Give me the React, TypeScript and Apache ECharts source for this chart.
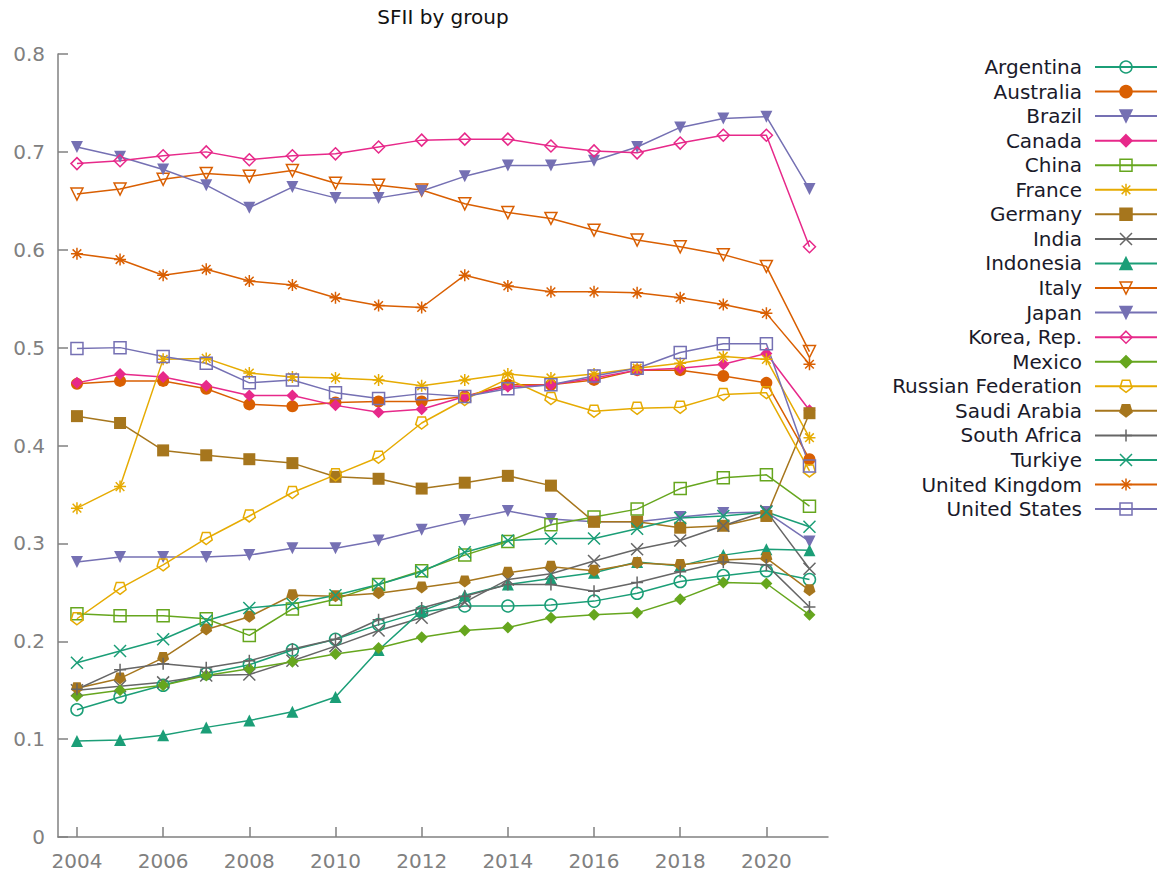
import React, { useEffect, useRef } from 'react';
import * as echarts from 'echarts';

const years = [2004, 2005, 2006, 2007, 2008, 2009, 2010, 2011, 2012, 2013, 2014, 2015, 2016, 2017, 2018, 2019, 2020, 2021];
const xTickValues = [2004, 2006, 2008, 2010, 2012, 2014, 2016, 2018, 2020];

const argentina = [0.130, 0.143, 0.155, 0.167, 0.176, 0.191, 0.202, 0.217, 0.230, 0.236, 0.236, 0.237, 0.241, 0.249, 0.261, 0.267, 0.272, 0.263];
const australia = [0.463, 0.466, 0.466, 0.458, 0.442, 0.440, 0.444, 0.445, 0.445, 0.450, 0.462, 0.462, 0.467, 0.477, 0.477, 0.471, 0.464, 0.386];
const brazil = [0.281, 0.286, 0.286, 0.286, 0.288, 0.295, 0.295, 0.303, 0.314, 0.324, 0.333, 0.325, 0.322, 0.322, 0.327, 0.331, 0.332, 0.302];
const canada = [0.464, 0.473, 0.470, 0.461, 0.451, 0.451, 0.441, 0.434, 0.437, 0.450, 0.460, 0.462, 0.469, 0.477, 0.479, 0.483, 0.494, 0.436];
const china = [0.228, 0.226, 0.226, 0.223, 0.206, 0.233, 0.243, 0.258, 0.272, 0.288, 0.302, 0.319, 0.327, 0.335, 0.356, 0.367, 0.370, 0.338];
const france = [0.336, 0.358, 0.488, 0.489, 0.474, 0.470, 0.469, 0.467, 0.461, 0.467, 0.473, 0.469, 0.473, 0.479, 0.484, 0.491, 0.488, 0.408];
const germany = [0.430, 0.423, 0.395, 0.390, 0.386, 0.382, 0.368, 0.366, 0.356, 0.362, 0.369, 0.359, 0.322, 0.322, 0.316, 0.318, 0.328, 0.433];
const india = [0.150, 0.154, 0.158, 0.165, 0.166, 0.180, 0.195, 0.211, 0.224, 0.240, 0.263, 0.269, 0.282, 0.294, 0.303, 0.318, 0.333, 0.274];
const indonesia = [0.098, 0.099, 0.104, 0.112, 0.119, 0.128, 0.143, 0.191, 0.231, 0.247, 0.258, 0.264, 0.270, 0.281, 0.277, 0.288, 0.294, 0.293];
const italy = [0.657, 0.662, 0.672, 0.678, 0.675, 0.681, 0.668, 0.666, 0.661, 0.647, 0.638, 0.632, 0.620, 0.610, 0.603, 0.595, 0.583, 0.496];
const japan = [0.705, 0.695, 0.682, 0.666, 0.643, 0.664, 0.653, 0.653, 0.660, 0.675, 0.686, 0.686, 0.691, 0.705, 0.725, 0.734, 0.736, 0.662];
const korea = [0.688, 0.691, 0.696, 0.700, 0.692, 0.696, 0.698, 0.705, 0.712, 0.713, 0.713, 0.706, 0.701, 0.699, 0.709, 0.717, 0.717, 0.603];
const mexico = [0.144, 0.150, 0.155, 0.165, 0.172, 0.179, 0.187, 0.193, 0.204, 0.211, 0.214, 0.224, 0.227, 0.229, 0.243, 0.260, 0.259, 0.227];
const russia = [0.223, 0.254, 0.278, 0.305, 0.328, 0.352, 0.370, 0.388, 0.423, 0.447, 0.468, 0.448, 0.435, 0.438, 0.439, 0.452, 0.454, 0.374];
const saudi = [0.152, 0.162, 0.183, 0.212, 0.225, 0.247, 0.246, 0.249, 0.255, 0.261, 0.270, 0.276, 0.272, 0.280, 0.278, 0.283, 0.285, 0.252];
const southAfrica = [0.151, 0.171, 0.177, 0.173, 0.180, 0.192, 0.202, 0.222, 0.234, 0.246, 0.258, 0.258, 0.251, 0.260, 0.271, 0.281, 0.278, 0.235];
const turkiye = [0.178, 0.190, 0.202, 0.221, 0.234, 0.238, 0.247, 0.258, 0.271, 0.291, 0.303, 0.305, 0.305, 0.315, 0.326, 0.328, 0.332, 0.317];
const uk = [0.596, 0.590, 0.574, 0.580, 0.568, 0.564, 0.551, 0.543, 0.541, 0.574, 0.563, 0.557, 0.557, 0.556, 0.551, 0.544, 0.535, 0.483];
const us = [0.499, 0.500, 0.491, 0.484, 0.464, 0.467, 0.454, 0.448, 0.453, 0.450, 0.458, 0.462, 0.471, 0.479, 0.495, 0.504, 0.504, 0.379];

const seriesNames = ['Argentina', 'Australia', 'Brazil', 'Canada', 'China', 'France', 'Germany', 'India', 'Indonesia', 'Italy', 'Japan', 'Korea, Rep.', 'Mexico', 'Russian Federation', 'Saudi Arabia', 'South Africa', 'Turkiye', 'United Kingdom', 'United States'];
const seriesValues = [argentina, australia, brazil, canada, china, france, germany, india, indonesia, italy, japan, korea, mexico, russia, saudi, southAfrica, turkiye, uk, us];

const C = {
  teal: '#1b9e77', orange: '#d95f02', purple: '#7570b3', pink: '#e7298a',
  green: '#66a61e', yellow: '#e6ab02', brown: '#a6761d', gray: '#666666',
};
const seriesColors = [C.teal, C.orange, C.purple, C.pink, C.green, C.yellow, C.brown, C.gray, C.teal, C.orange, C.purple, C.pink, C.green, C.yellow, C.brown, C.gray, C.teal, C.orange, C.purple];

const SYM = {
  asterisk: 'path://M0,-1L0,1M-1,0L1,0M-0.72,-0.72L0.72,0.72M-0.72,0.72L0.72,-0.72',
  cross: 'path://M-1,-1L1,1M-1,1L1,-1',
  plus: 'path://M0,-1L0,1M-1,0L1,0',
  pentagon: 'path://M0,1L0.951,0.309L0.588,-0.809L-0.588,-0.809L-0.951,0.309Z',
  down: 'path://M-1,-0.8L1,-0.8L0,0.9Z',
};
// [symbol, filled]
const seriesMarkers: [string, boolean][] = [
  ['circle', false], ['circle', true], [SYM.down, true], ['diamond', true], ['rect', false],
  [SYM.asterisk, false], ['rect', true], [SYM.cross, false], ['triangle', true], [SYM.down, false],
  [SYM.down, true], ['diamond', false], ['diamond', true], [SYM.pentagon, false], [SYM.pentagon, true],
  [SYM.plus, false], [SYM.cross, false], [SYM.asterisk, false], ['rect', false],
];

const FONT = 'DejaVu Sans';

export default function App() {
  const ref = useRef<HTMLDivElement>(null);
  useEffect(() => {
    document.body.style.margin = '0';
    if (!ref.current) return;
    const chart = echarts.init(ref.current, undefined, { renderer: 'svg' });
    const series = seriesNames.map((name, i) => {
      const color = seriesColors[i];
      const [symbol, filled] = seriesMarkers[i];
      return {
        name,
        type: 'line',
        data: years.map((y, j) => [y, seriesValues[i][j]]),
        symbol,
        symbolSize: 12,
        showSymbol: true,
        lineStyle: { color, width: 1.5 },
        itemStyle: {
          color: filled ? color : 'rgba(255,255,255,0)',
          borderColor: color,
          borderWidth: filled ? 0 : 1.5,
        },
        emphasis: { disabled: true },
      };
    });
    chart.setOption({
      animation: false,
      title: {
        text: 'SFII by group',
        left: 443,
        textAlign: 'center',
        top: 7,
        padding: 0,
        textStyle: { fontFamily: FONT, fontSize: 20, fontWeight: 'normal', color: '#111' },
      },
      legend: {
        orient: 'vertical',
        right: 4,
        top: 57,
        padding: 0,
        align: 'right',
        itemWidth: 62,
        itemHeight: 15,
        itemGap: 4.56,
        icon: undefined,
        itemStyle: { borderWidth: 1.5 },
        textStyle: { fontFamily: FONT, fontSize: 20, lineHeight: 20, color: '#1a1a2a', padding: [0, 8, 0, 0] },
        data: seriesNames,
      },
      grid: { left: 58, right: 334, top: 54, bottom: 40, containLabel: false, outerBoundsMode: 'none' },
      xAxis: {
        type: 'value',
        min: 2003.56,
        max: 2021.43,
        splitLine: { show: false },
        axisLine: { lineStyle: { color: '#808080', width: 1.5 } },
        axisTick: { inside: true, length: 10, customValues: xTickValues, lineStyle: { color: '#808080', width: 1.5 } },
        axisLabel: {
          customValues: xTickValues,
          formatter: (v: number) => String(v),
          margin: 14,
          fontFamily: FONT, fontSize: 20, color: '#808080',
        },
      },
      yAxis: {
        type: 'value',
        min: 0,
        max: 0.8,
        interval: 0.1,
        splitLine: { show: false },
        axisLine: { show: true, lineStyle: { color: '#808080', width: 1.5 } },
        axisTick: { show: true, inside: true, length: 10, lineStyle: { color: '#808080', width: 1.5 } },
        axisLabel: { margin: 13, fontFamily: FONT, fontSize: 20, color: '#808080' },
      },
      series,
    });
    return () => chart.dispose();
  }, []);
  return <div ref={ref} style={{ width: 1162, height: 877 }} />;
}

===

*Given exercise*. Copy nothing but the lines from the top of the data down to the line containing "2016, 2018, 2020];", and leave the pictures out.

*Answer to the task*.
Give me the React, TypeScript and Apache ECharts source for this chart.
import React, { useEffect, useRef } from 'react';
import * as echarts from 'echarts';

const years = [2004, 2005, 2006, 2007, 2008, 2009, 2010, 2011, 2012, 2013, 2014, 2015, 2016, 2017, 2018, 2019, 2020, 2021];
const xTickValues = [2004, 2006, 2008, 2010, 2012, 2014, 2016, 2018, 2020];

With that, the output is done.